[Bug] Undeterministic Batch Formation #208

sunggg · 2024-02-14T16:37:05Z

The default run for serve/tests/test_engine.py first adds 4 requests and then start the engine.
I expected this would form single prefill batch with 4 requests.
However, it shows non-deterministic behavior, sometimes it forms two prefill batches of 2 requests each, sometimes it forms two prefill batches of 1/3 requests each.
Debug log does not provide any useful information.

The text was updated successfully, but these errors were encountered:

sunggg · 2024-02-14T16:49:34Z

@elvin-n will take a look.

masahi · 2024-02-14T18:44:11Z

I think this is inherent to async request add / batch creation in staging engine.
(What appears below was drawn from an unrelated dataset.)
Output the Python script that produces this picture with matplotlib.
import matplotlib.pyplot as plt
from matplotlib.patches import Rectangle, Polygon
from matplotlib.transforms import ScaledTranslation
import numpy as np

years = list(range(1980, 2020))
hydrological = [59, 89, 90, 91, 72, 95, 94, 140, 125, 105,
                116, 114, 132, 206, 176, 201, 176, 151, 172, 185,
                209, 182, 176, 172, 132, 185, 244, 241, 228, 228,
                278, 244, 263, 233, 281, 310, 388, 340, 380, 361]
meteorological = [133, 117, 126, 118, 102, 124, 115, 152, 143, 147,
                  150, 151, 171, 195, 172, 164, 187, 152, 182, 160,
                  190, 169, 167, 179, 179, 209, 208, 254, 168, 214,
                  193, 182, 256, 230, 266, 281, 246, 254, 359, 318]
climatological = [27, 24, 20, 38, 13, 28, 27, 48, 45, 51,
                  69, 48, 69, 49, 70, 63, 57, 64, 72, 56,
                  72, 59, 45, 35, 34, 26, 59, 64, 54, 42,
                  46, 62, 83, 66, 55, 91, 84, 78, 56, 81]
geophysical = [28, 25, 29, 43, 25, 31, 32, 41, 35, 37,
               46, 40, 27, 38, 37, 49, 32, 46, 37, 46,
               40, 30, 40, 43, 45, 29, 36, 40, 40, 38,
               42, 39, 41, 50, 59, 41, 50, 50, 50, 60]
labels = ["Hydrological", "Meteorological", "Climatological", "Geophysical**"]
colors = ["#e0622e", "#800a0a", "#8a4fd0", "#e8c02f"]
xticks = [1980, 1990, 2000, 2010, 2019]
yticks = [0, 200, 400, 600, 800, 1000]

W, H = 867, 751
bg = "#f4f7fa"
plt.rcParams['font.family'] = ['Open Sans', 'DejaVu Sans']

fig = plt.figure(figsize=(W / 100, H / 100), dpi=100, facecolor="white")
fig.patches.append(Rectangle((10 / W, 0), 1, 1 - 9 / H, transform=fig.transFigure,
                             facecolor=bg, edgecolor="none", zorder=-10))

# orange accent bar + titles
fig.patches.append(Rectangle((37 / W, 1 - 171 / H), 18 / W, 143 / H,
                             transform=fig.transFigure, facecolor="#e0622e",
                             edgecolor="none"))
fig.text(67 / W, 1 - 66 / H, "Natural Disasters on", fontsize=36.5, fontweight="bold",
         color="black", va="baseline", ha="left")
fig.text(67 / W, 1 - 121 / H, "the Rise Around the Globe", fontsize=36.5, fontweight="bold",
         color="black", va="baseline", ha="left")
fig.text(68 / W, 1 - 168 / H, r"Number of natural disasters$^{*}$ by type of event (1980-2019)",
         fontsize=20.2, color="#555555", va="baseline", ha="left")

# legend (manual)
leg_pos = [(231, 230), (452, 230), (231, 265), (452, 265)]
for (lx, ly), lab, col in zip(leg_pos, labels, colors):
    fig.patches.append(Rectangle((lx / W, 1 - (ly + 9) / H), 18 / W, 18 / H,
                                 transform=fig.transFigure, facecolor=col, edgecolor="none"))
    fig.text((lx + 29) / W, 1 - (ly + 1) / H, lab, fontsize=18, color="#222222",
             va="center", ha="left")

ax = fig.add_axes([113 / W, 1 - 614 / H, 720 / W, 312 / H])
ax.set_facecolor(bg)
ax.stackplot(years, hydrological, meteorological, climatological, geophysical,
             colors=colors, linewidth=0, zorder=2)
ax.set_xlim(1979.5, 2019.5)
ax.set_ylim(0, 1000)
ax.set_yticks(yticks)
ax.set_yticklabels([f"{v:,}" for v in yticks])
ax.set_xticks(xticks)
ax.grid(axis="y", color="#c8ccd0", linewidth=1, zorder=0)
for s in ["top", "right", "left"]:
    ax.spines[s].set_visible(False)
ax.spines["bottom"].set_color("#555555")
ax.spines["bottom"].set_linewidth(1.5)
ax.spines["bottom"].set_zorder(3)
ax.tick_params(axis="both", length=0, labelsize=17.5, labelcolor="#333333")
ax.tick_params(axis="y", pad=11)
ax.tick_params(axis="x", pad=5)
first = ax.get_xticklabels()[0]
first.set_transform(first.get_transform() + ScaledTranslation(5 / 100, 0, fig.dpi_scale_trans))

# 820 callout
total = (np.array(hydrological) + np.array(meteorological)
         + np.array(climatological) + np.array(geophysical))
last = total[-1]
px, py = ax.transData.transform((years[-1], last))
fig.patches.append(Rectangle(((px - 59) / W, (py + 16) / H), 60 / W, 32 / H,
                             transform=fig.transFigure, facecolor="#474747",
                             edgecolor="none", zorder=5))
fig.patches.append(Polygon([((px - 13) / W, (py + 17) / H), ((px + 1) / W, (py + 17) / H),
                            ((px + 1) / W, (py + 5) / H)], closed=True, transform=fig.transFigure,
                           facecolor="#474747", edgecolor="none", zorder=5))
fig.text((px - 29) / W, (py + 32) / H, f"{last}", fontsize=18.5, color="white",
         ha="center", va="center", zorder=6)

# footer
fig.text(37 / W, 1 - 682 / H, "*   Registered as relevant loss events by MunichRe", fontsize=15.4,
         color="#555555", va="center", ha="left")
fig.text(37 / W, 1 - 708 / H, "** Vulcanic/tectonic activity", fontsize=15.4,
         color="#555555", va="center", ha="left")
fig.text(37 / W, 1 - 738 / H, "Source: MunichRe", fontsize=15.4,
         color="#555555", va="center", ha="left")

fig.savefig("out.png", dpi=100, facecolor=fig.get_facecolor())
Not sure if we can make it deterministic @yelite

yelite · 2024-02-14T22:37:02Z

I think this is inherent to async request add / batch creation in staging engine. Not sure if we can make it deterministic @yelite

But that test adds requests one by one in a for loop, and the engine push requests to queues before they reach to the worker batch. I don't see anything obvious in that code path which would create undeterministic behavior.
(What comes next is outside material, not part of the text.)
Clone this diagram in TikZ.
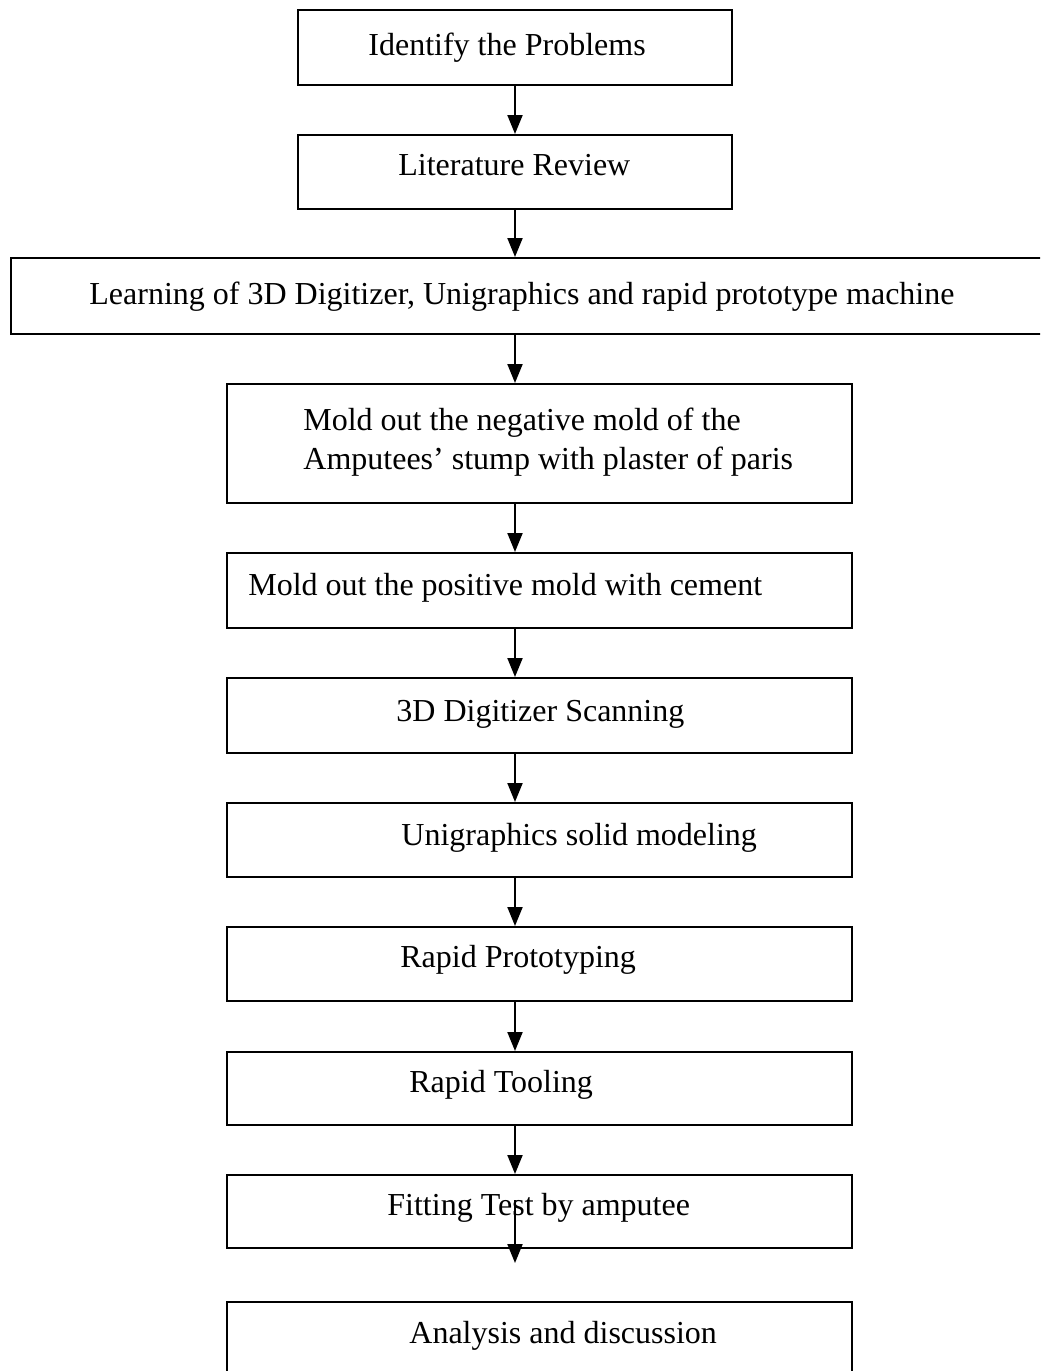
\documentclass[tikz,border=0pt]{standalone}
\usepackage{fontspec}
\setmainfont{Liberation Serif}
\usetikzlibrary{arrows.meta}
\begin{document}
\begin{tikzpicture}[x=0.5pt,y=-0.5pt,
  box/.style={draw=black, line width=1pt, inner sep=0pt, minimum width=#1},
  box/.default=312.5pt,
  txt/.style={anchor=base west, inner sep=0pt, font=\fontsize{16pt}{19pt}\selectfont},
  arr/.style={line width=1pt, -{Triangle[width=7.5pt,length=9.5pt]}}]
\useasboundingbox (0,0) rectangle (1040,1371);
\clip (0,0) rectangle (1040,1371);
% boxes
\node[box=217pt, minimum height=37.5pt] (b1) at (515,47.5) {};
\node[box=217pt, minimum height=37pt] (b2) at (515,172) {};
\node[box=524.5pt, minimum height=38pt] (b3) at (535.5,296) {};
\node[box, minimum height=59.5pt] (b4) at (539.5,443.5) {};
\node[box, minimum height=37.5pt] (b5) at (539.5,590.5) {};
\node[box, minimum height=37.5pt] (b6) at (539.5,715.5) {};
\node[box, minimum height=37pt] (b7) at (539.5,840) {};
\node[box, minimum height=37pt] (b8) at (539.5,964) {};
\node[box, minimum height=36.5pt] (b9) at (539.5,1088.5) {};
\node[box, minimum height=36.5pt] (b10) at (539.5,1211.5) {};
\node[box, minimum height=44pt] (b11) at (539.5,1346) {};
% texts
\node[txt] (t1) at (368,55) {Identify the Problems};
\node[txt] (t2) at (398,175) {Literature Review};
\node[txt] (t3) at (89,304) {Learning of 3D Digitizer, Unigraphics and rapid prototype machine};
\node[txt] (t4a) at (303,430) {Mold out the negative mold of the};
\node[txt] (t4b) at (303,469) {Amputees’ stump with plaster of paris};
\node[txt] (t5) at (248,595) {Mold out the positive mold with cement};
\node[txt] (t6) at (396,721) {3D Digitizer Scanning};
\node[txt] (t7) at (401,845) {Unigraphics solid modeling};
\node[txt] (t8) at (400,967) {Rapid Prototyping};
\node[txt] (t9) at (409,1092) {Rapid Tooling};
\node[txt] (t10) at (387,1215) {Fitting Test by amputee};
\node[txt] (t11) at (409,1343) {Analysis and discussion};
% connectors
\coordinate (ax) at (515,0);
\coordinate (fs) at (515,1200);
\coordinate (fe) at (515,1263);
\draw[arr] (b1.south -| ax) -- (b2.north -| ax);
\draw[arr] (b2.south -| ax) -- (b3.north -| ax);
\draw[arr] (b3.south -| ax) -- (b4.north -| ax);
\draw[arr] (b4.south -| ax) -- (b5.north -| ax);
\draw[arr] (b5.south -| ax) -- (b6.north -| ax);
\draw[arr] (b6.south -| ax) -- (b7.north -| ax);
\draw[arr] (b7.south -| ax) -- (b8.north -| ax);
\draw[arr] (b8.south -| ax) -- (b9.north -| ax);
\draw[arr] (b9.south -| ax) -- (b10.north -| ax);
\draw[arr] (fs) -- (fe);
\end{tikzpicture}
\end{document}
masahi · 2024-02-14T22:41:37Z

By "async" I meant the request arrives to the worker via AddRequestsCommand and I think that's done asynchronously with worker.step()?

yelite · 2024-02-14T22:51:29Z

By "async" I meant the request arrives to the worker via AddRequestsCommand and I think that's done asynchronously with worker.step()?

Yes that's async and very likely to be the cause of undeterministic batch here. I don't have a good way to fix this without impacting the performance.

In #193 I plan to remove the sync engine, but add some flags to the staging engine to run things in a more synchronous way, so we can have more deterministic behavior in unit tests if it's necessary.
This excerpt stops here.